Tamar

ca. 1700 BC

Judah, patriarch of Israel, arranged for a Canaanite woman named Tamar to marry his eldest son Er, but Er was wicked in the eyes of God, so God killed him before he could get Tamar pregnant. Rather than let Er's line die out, God ordered the middle brother Onan to take over and impregnate Tamar on his brother's behalf. But then Onan dropped the ball, or more specifically, he spilled his seed on the ground, so God struck him dead. Now Tamar was a double widow. Judah still had one living son left, but at this point Judah worried that Tamar killed everyone she touched, so he wouldn't let her anywhere near his third and final son. Instead, Judah returned Tamar to her father.

The problem from Tamar's standpoint was that she was now a childless widow, which was probably the most useless thing a person could be in Biblical times.
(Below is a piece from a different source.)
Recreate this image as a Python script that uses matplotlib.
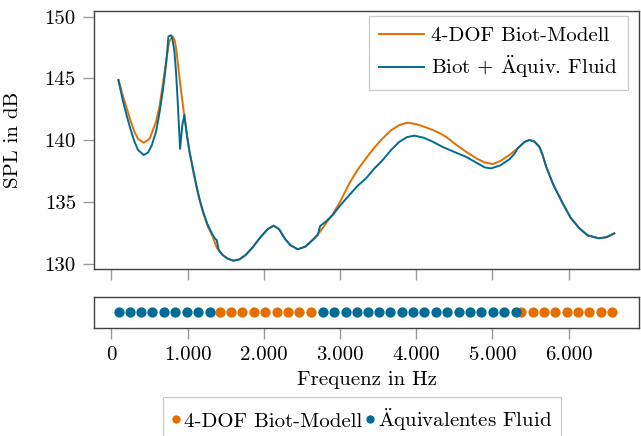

She needed to catch a man who would take care of her, so when Judah went off to a community sheep-shearing, Tamar disguised herself as a prostitute with a veil, and followed him. Judah liked what he saw - or at least, he liked the parts he could see - and hired this nameless stranger to scratch his itch. They haggled a bit. Judah didn't have any cash with him, so he gave her some personal trinkets to hold as collateral until he returned with the money. Then they got down to business.

A few months later, Judah heard rumors that his daughter-in-law Tamar was pregnant. Because this was a grave insult to his dead son's reputation, Tamar needed to be killed with fire. Judah summoned her before him and demanded to know who the father was. Tamar then produced all the trinkets he had left behind as collateral. This proved the child was his, so he couldn't kill her or at least kick her out, as he had hoped.

(It's incredible that evangelicals want to be teaching this story in our schools.)